• WORK TO DO:
Copy the data that follows exactly. Include no pictures.

• SUPPLIED MATERIAL:
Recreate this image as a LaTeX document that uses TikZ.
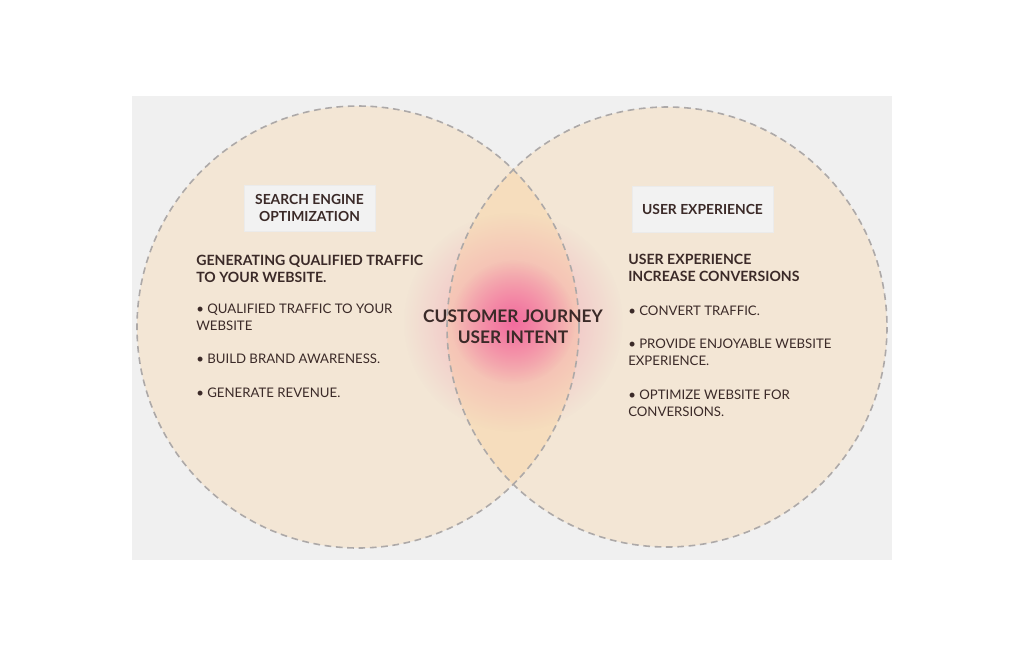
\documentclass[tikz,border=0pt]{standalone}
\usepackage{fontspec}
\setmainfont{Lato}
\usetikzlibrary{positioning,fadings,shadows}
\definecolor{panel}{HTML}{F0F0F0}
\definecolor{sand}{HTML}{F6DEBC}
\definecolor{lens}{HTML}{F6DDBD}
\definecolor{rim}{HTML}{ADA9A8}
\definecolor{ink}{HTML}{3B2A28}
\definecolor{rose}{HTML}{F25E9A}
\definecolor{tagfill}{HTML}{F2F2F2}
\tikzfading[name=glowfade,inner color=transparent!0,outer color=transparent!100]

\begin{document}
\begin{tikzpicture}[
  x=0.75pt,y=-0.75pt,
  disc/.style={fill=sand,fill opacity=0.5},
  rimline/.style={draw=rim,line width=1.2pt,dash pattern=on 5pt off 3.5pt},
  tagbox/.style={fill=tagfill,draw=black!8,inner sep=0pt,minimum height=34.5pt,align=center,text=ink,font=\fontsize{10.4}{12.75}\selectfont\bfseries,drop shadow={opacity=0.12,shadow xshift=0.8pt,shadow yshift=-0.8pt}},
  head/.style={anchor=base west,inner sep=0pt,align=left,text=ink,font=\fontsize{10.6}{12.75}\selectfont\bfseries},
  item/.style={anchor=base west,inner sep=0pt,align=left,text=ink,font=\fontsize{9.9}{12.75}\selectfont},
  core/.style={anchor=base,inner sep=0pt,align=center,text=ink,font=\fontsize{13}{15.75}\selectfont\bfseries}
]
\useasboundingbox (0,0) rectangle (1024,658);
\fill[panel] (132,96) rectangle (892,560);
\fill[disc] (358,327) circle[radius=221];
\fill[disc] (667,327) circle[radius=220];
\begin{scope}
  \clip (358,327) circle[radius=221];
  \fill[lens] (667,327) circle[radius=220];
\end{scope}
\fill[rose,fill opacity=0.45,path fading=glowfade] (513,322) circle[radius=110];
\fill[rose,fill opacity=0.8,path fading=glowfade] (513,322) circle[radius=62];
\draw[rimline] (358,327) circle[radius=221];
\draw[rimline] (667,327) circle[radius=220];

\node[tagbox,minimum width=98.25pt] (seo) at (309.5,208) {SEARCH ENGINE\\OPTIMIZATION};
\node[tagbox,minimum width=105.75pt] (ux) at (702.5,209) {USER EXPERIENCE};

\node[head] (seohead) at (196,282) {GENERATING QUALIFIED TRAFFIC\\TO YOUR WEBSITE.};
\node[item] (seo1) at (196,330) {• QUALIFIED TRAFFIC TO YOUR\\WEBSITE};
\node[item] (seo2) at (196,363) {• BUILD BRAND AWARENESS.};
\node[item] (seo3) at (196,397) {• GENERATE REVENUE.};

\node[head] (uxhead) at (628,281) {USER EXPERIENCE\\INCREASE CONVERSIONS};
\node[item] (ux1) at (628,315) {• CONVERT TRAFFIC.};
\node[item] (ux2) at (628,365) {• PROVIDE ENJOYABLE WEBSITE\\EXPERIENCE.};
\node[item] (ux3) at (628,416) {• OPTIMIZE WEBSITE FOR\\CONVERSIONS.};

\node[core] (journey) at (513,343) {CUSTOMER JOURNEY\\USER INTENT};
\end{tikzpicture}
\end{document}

• RESULT BELOW:
Recreate this image as a LaTeX document that uses TikZ.
\documentclass[tikz,border=0pt]{standalone}
\usepackage{fontspec}
\setmainfont{Lato}
\usetikzlibrary{positioning,fadings,shadows}
\definecolor{panel}{HTML}{F0F0F0}
\definecolor{sand}{HTML}{F6DEBC}
\definecolor{lens}{HTML}{F6DDBD}
\definecolor{rim}{HTML}{ADA9A8}
\definecolor{ink}{HTML}{3B2A28}
\definecolor{rose}{HTML}{F25E9A}
\definecolor{tagfill}{HTML}{F2F2F2}
\tikzfading[name=glowfade,inner color=transparent!0,outer color=transparent!100]

\begin{document}
\begin{tikzpicture}[
  x=0.75pt,y=-0.75pt,
  disc/.style={fill=sand,fill opacity=0.5},
  rimline/.style={draw=rim,line width=1.2pt,dash pattern=on 5pt off 3.5pt},
  tagbox/.style={fill=tagfill,draw=black!8,inner sep=0pt,minimum height=34.5pt,align=center,text=ink,font=\fontsize{10.4}{12.75}\selectfont\bfseries,drop shadow={opacity=0.12,shadow xshift=0.8pt,shadow yshift=-0.8pt}},
  head/.style={anchor=base west,inner sep=0pt,align=left,text=ink,font=\fontsize{10.6}{12.75}\selectfont\bfseries},
  item/.style={anchor=base west,inner sep=0pt,align=left,text=ink,font=\fontsize{9.9}{12.75}\selectfont},
  core/.style={anchor=base,inner sep=0pt,align=center,text=ink,font=\fontsize{13}{15.75}\selectfont\bfseries}
]
\useasboundingbox (0,0) rectangle (1024,658);
\fill[panel] (132,96) rectangle (892,560);
\fill[disc] (358,327) circle[radius=221];
\fill[disc] (667,327) circle[radius=220];
\begin{scope}
  \clip (358,327) circle[radius=221];
  \fill[lens] (667,327) circle[radius=220];
\end{scope}
\fill[rose,fill opacity=0.45,path fading=glowfade] (513,322) circle[radius=110];
\fill[rose,fill opacity=0.8,path fading=glowfade] (513,322) circle[radius=62];
\draw[rimline] (358,327) circle[radius=221];
\draw[rimline] (667,327) circle[radius=220];

\node[tagbox,minimum width=98.25pt] (seo) at (309.5,208) {SEARCH ENGINE\\OPTIMIZATION};
\node[tagbox,minimum width=105.75pt] (ux) at (702.5,209) {USER EXPERIENCE};

\node[head] (seohead) at (196,282) {GENERATING QUALIFIED TRAFFIC\\TO YOUR WEBSITE.};
\node[item] (seo1) at (196,330) {• QUALIFIED TRAFFIC TO YOUR\\WEBSITE};
\node[item] (seo2) at (196,363) {• BUILD BRAND AWARENESS.};
\node[item] (seo3) at (196,397) {• GENERATE REVENUE.};

\node[head] (uxhead) at (628,281) {USER EXPERIENCE\\INCREASE CONVERSIONS};
\node[item] (ux1) at (628,315) {• CONVERT TRAFFIC.};
\node[item] (ux2) at (628,365) {• PROVIDE ENJOYABLE WEBSITE\\EXPERIENCE.};
\node[item] (ux3) at (628,416) {• OPTIMIZE WEBSITE FOR\\CONVERSIONS.};

\node[core] (journey) at (513,343) {CUSTOMER JOURNEY\\USER INTENT};
\end{tikzpicture}
\end{document}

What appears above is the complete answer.